I hated it so much. I want something, anything to happen to avoid it.  I over thought everything that could've been significant: a pain in my knee, ankle, muscle, or even a headache.  What added to the scare and nerves before sections is the but us under this tent right by the start line.  I kept on staring at it thinking in a few moments I will  be lining up on that line going against some of the best runners in the state of Illinois.  “Runners of the 1600 line up!”  I was ranked 5th over though I was not supposed to qualify by place, the top two runners, but I had a chance at the state qualifying time, that time was 4:21.26.  The stater said “set” then the loud crack of the gun.  Although usually my nerves go away after the race starts, this time they didn’t.
I was running intervals in indoor and one of the coaches, Able was saying how i need to relax because it affects my mentality in the race.  I was not relaxed in the race.  I finished the first lap I was in 5th.  I was struggling.  I was losing my form I was in agonizing pain (which I am always in but I was not handling it like I am usually handling it which was a problem).  Lap Two half was through.  

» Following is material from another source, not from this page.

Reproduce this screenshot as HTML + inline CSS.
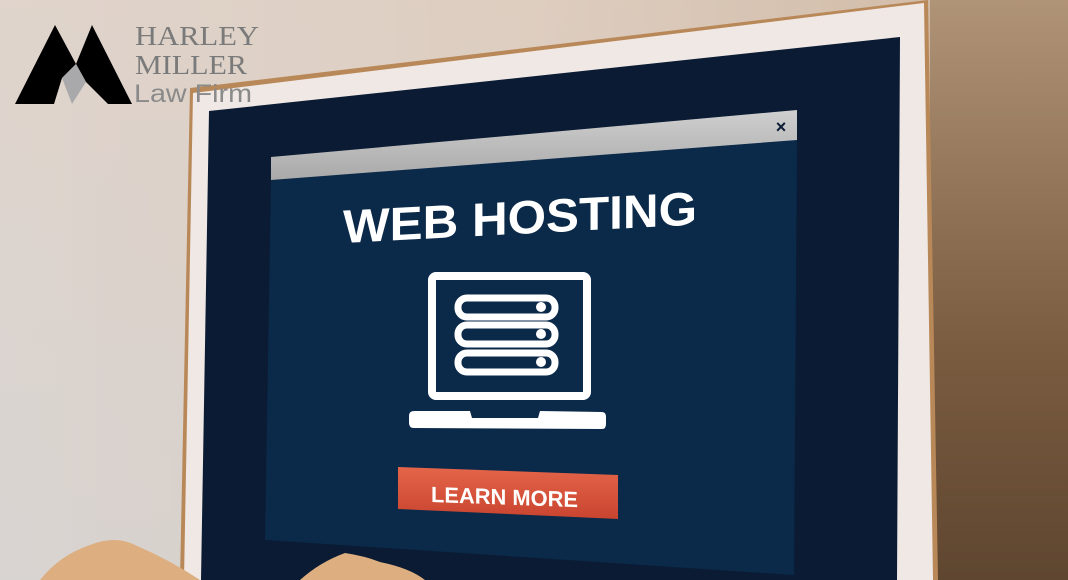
<!DOCTYPE html>
<html><head><meta charset="utf-8"><style>
html,body{margin:0;padding:0;width:1068px;height:580px;overflow:hidden}
</style></head><body>
<svg width="1068" height="580" viewBox="0 0 1068 580" xmlns="http://www.w3.org/2000/svg">
<defs>
<linearGradient id="bg" x1="0" y1="0" x2="1" y2="0">
<stop offset="0" stop-color="#d9d3cf"/><stop offset="0.5" stop-color="#d6c6b8"/><stop offset="0.85" stop-color="#c0a68c"/><stop offset="1" stop-color="#9d7e62"/>
</linearGradient>
<linearGradient id="bgv" x1="0" y1="0" x2="0" y2="1">
<stop offset="0" stop-color="#e6d5c8" stop-opacity="0.5"/><stop offset="1" stop-color="#d8d6d6" stop-opacity="0.4"/>
</linearGradient>
<linearGradient id="rt" x1="0" y1="0" x2="0" y2="1">
<stop offset="0" stop-color="#b09478"/><stop offset="0.6" stop-color="#7a5c40"/><stop offset="1" stop-color="#5f4630"/>
</linearGradient>
<linearGradient id="btn" x1="0" y1="0" x2="0" y2="1">
<stop offset="0" stop-color="#e4654a"/><stop offset="1" stop-color="#c9442f"/>
</linearGradient>
<linearGradient id="bar" x1="0" y1="0" x2="0" y2="1">
<stop offset="0" stop-color="#cfcfcf"/><stop offset="1" stop-color="#a9a9a9"/>
</linearGradient>
</defs>
<rect width="1068" height="580" fill="url(#bg)"/>
<rect width="1068" height="580" fill="url(#bgv)"/>
<rect x="930" y="0" width="138" height="580" fill="url(#rt)"/>
<!-- bezel -->
<polygon points="190,88 928,0 938,580 180,580" fill="#b98858"/>
<polygon points="193,93 924,3 933,580 184,580" fill="#efe8e4"/>
<!-- screen -->
<polygon points="209,111 900,37 897,580 201,580" fill="#0a1b33"/>
<!-- popup panel -->
<polygon points="271,178 797,138 794,575 265,540" fill="#0b2949"/>
<polygon points="271,157 797,110 797,140 271,180" fill="url(#bar)"/>
<text x="781" y="133" font-family="Liberation Sans, sans-serif" font-weight="bold" font-size="18" fill="#0a1b33" text-anchor="middle">×</text>
<!-- title -->
<g transform="translate(343,243) skewY(-3)">
<text x="0" y="0" font-family="Liberation Sans, sans-serif" font-weight="bold" font-size="47" fill="#fff" textLength="354" lengthAdjust="spacingAndGlyphs">WEB HOSTING</text>
</g>
<!-- icon -->
<rect x="432" y="276" width="155" height="120" rx="4" fill="none" stroke="#fff" stroke-width="8"/>
<g fill="none" stroke="#fff" stroke-width="7">
<rect x="458" y="298" width="97" height="19" rx="9"/>
<rect x="458" y="325" width="97" height="19" rx="9"/>
<rect x="458" y="353" width="97" height="19" rx="9"/>
</g>
<g fill="#fff"><circle cx="541" cy="307" r="5"/><circle cx="541" cy="334" r="5"/><circle cx="541" cy="362" r="5"/></g>
<path d="M414,411 L470,411 L472,418 L538,418 L540,411 L602,412 Q606,412 606,417 L606,424 Q606,429 602,429 L414,428 Q409,428 409,423 L409,416 Q409,411 414,411 Z" fill="#fff"/>
<!-- button -->
<polygon points="398,467 618,475 618,519 398,509" fill="url(#btn)"/>
<g transform="translate(431,502) skewY(2)">
<text x="0" y="0" font-family="Liberation Sans, sans-serif" font-weight="bold" font-size="22" fill="#fff" textLength="147" lengthAdjust="spacingAndGlyphs">LEARN MORE</text>
</g>
<!-- hands -->
<path d="M40,580 Q60,555 90,545 Q115,535 135,545 Q170,560 200,580 Z" fill="#dcae80"/>
<path d="M300,580 Q320,562 345,553 Q365,556 380,562 Q410,568 425,580 Z" fill="#dcae80"/>
<!-- logo -->
<polygon points="15,104 55,25 76,64 62,78 54,104" fill="#000"/>
<polygon points="76,64 92,25 132,104 108,104 86,82" fill="#000"/>
<polygon points="76,64 86,82 72,104 62,78" fill="#a9a9ab"/>
<g font-family="Liberation Serif, serif" fill="#7a7a7a">
<text x="135" y="45" font-size="27" textLength="124" lengthAdjust="spacingAndGlyphs">HARLEY</text>
<text x="135" y="74" font-size="27" textLength="112" lengthAdjust="spacingAndGlyphs">MILLER</text>
</g>
<text x="134" y="102" font-family="Liberation Sans, sans-serif" font-size="25" fill="#8a8a8a" textLength="118" lengthAdjust="spacingAndGlyphs">Law Firm</text>
</svg>
</body></html>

After I finished my Downers Grove meet  another very painful race, although I was relaxed the whole time.  I broke my personal record and ran a 4:28.34.  I was about half way through the race and could barely keep the pace I was running.  I gave up.  I did not drop out you can never drop out.  I finished that race i continued to slow down i was losing form every second. before I knew it the race was over.  I wanted so much to shout to the crowd “I am a sophomore these guys are seniors and way more experienced than me.”  Although i finished in tenth, five places behind my seat place.  i ran a 4:46.12 ,18  seconds behind my personal record.  I was disgraced, sick, I never give up i hate giving up it eats me alive.  I want to leave the meet, not talk to anyone.  The most painful part was our runner for the 3200m had a shot at qualifying he did not succeed (he was a freshmen still an amazing runner) nor did our 4X800m we also had a shot.  I was the last distance race of the meet the last distance runner who had a shot of qualifying and I failed.
I remember some of the same feelings from when I wrestled. I wasn't that into it but I had to wrestle at a sophomore level as a freshmen so conference was intimidating.